Thu Apr 14 14:07:38 UTC 2016

On 14/04/2016 7:47 PM, Krutika Dhananjay wrote:
> Just curious, are you seeing poor heal performance of VMs by any 
> chance in 3.7.9 *even* with sharding?

No its actually been pretty good, apart from earlier noted quirks :) but 
I have to work to trigger them.

The test I ran tonight was with a volume hosting 8 running VM's for a 
total of 500GB of data. I killed one brick and let damaged shard 
accumulate to around 5000 - basically 20GB of data. It finished healing 
that in under two hours and I believe it transferred a lot less than 
20GB of data, checksum comparisons I guess. I/O and CPU were barely 
impacted,, all VM's kept running normally.

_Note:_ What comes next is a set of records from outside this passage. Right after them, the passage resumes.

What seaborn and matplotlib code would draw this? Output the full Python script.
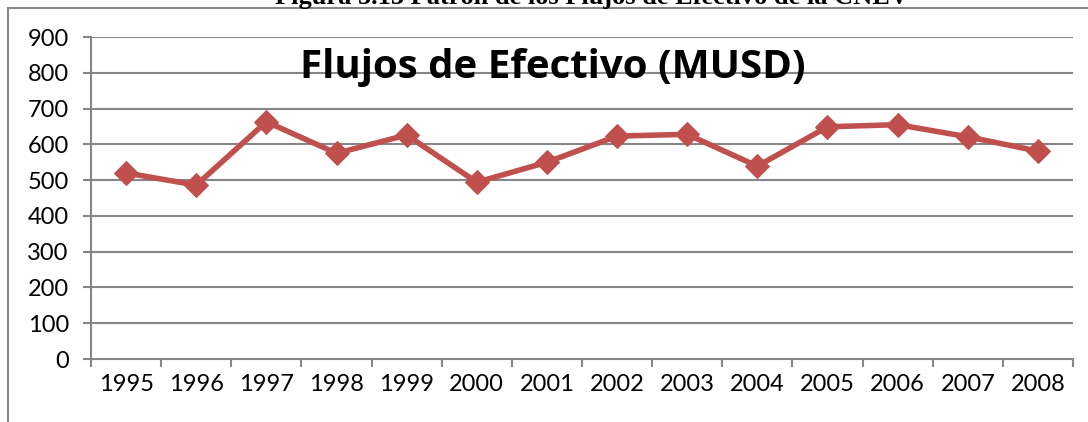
import numpy as np
import pandas as pd
import matplotlib
matplotlib.use("Agg")
import matplotlib.pyplot as plt
from matplotlib.patches import Rectangle
import seaborn as sns

# Cash flows per year, millions of USD
years = ["1995", "1996", "1997", "1998", "1999", "2000", "2001",
         "2002", "2003", "2004", "2005", "2006", "2007", "2008"]
flujos = [520, 486, 663, 575, 626, 494, 550,
          623, 628, 539, 649, 655, 621, 581]
y_ticks = [0, 100, 200, 300, 400, 500, 600, 700, 800, 900]

title = "Flujos de Efectivo (MUSD)"
caption = "Figura 3.13 Patrón de los Flujos de Efectivo de la CNEV"

sns.set_theme(style="white")
plt.rcParams["font.family"] = ["Lato", "DejaVu Sans"]

W, H = 1088, 422
fig = plt.figure(figsize=(W / 100, H / 100), dpi=100)
ax = fig.add_axes([91 / W, 1 - 359 / H, (1073 - 91) / W, (359 - 37) / H])

df = pd.DataFrame({"idx": np.arange(len(years)), "valor": flujos})
grid_c = "#868686"
line_c = "#C0504D"

sns.lineplot(data=df, x="idx", y="valor", ax=ax, color=line_c, lw=4,
             marker="D", markersize=12, markeredgecolor=line_c, zorder=3)

ax.set_xlim(-0.5, len(years) - 0.5)
ax.set_ylim(0, 900)
ax.set_yticks(y_ticks)
ax.set_yticklabels([str(v) for v in y_ticks], fontsize=17)
for v in y_ticks[1:]:
    ax.axhline(v, color=grid_c, lw=1.5, zorder=1)

# category labels centered; tick marks at category boundaries
ax.set_xticks(np.arange(len(years)))
ax.set_xticklabels(years, fontsize=17)
ax.set_xticks(np.arange(-0.5, len(years), 1.0), minor=True)
ax.tick_params(axis="x", which="major", bottom=True, length=0, pad=11,
               colors="black")
ax.tick_params(axis="x", which="minor", bottom=True, length=6, width=1.5,
               color=grid_c, direction="out")
ax.tick_params(axis="y", left=True, length=6, width=1.5, direction="out",
               pad=10, labelcolor="black", color=grid_c)
ax.set_xlabel("")
ax.set_ylabel("")
for s in ["top", "right"]:
    ax.spines[s].set_visible(False)
for s in ["left", "bottom"]:
    ax.spines[s].set_color(grid_c)
    ax.spines[s].set_linewidth(1.5)

ax.text(0.47, 0.965, title, transform=ax.transAxes, ha="center", va="top",
        fontsize=29, fontweight="bold", family=["Open Sans", "DejaVu Sans"],
        color="black")

# chart frame
fig.patches.append(Rectangle((8 / W, -0.1), 1.2, 1 - 8 / H + 0.1,
                             transform=fig.transFigure, fill=False,
                             edgecolor=grid_c, lw=1.5))

# caption above the frame
fig.text(592 / W, 1 - 4 / H, caption, ha="center", va="baseline",
         fontsize=19, fontweight="bold",
         family=["Liberation Serif", "DejaVu Serif"], color="black")

fig.savefig("out.png", dpi=100)
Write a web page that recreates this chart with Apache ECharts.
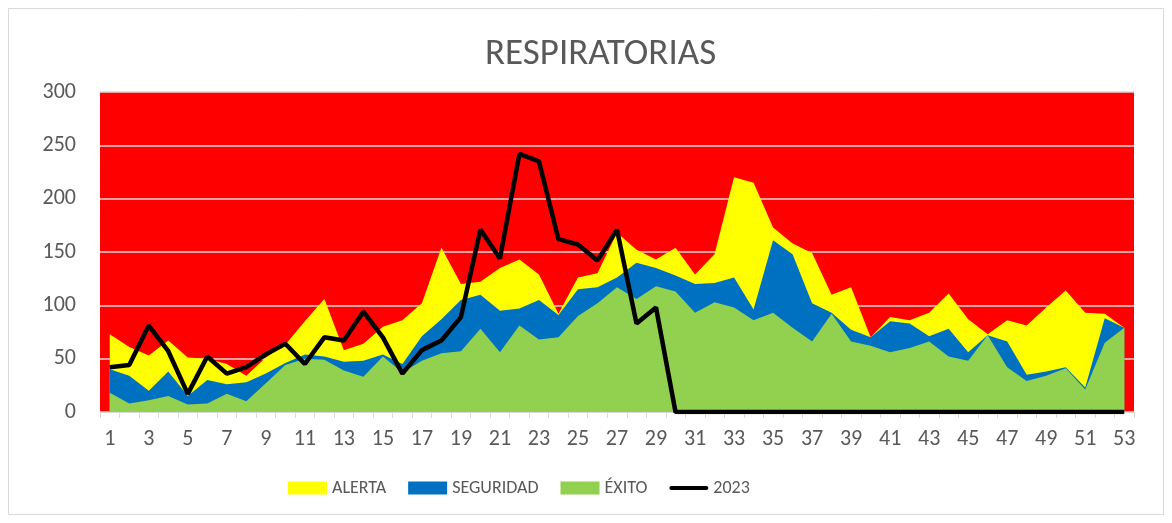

A non sharded volume would have needed to check all 500GB, it would have 
taken all night and seriously hogged the disks and  CPU or network.

Performance is  is really good now I can disable 
performance.strict-write-ordering and enable performance.stat-prefetch. 
VM is getting 110MB/s sequential writes and pretty good iops as well. 
This is on a 3 node rep 3 cluster with 1G*2 LACP Bonded ports.

And I cannot stress how great "heal datastore statistic heal-count" is, 
it returns immediately, perfect for placing in a watch statement and 
gives you a good feel for progress, you can see it ticking down. A good 
confidence booster.

-- 
Lindsay Mathieson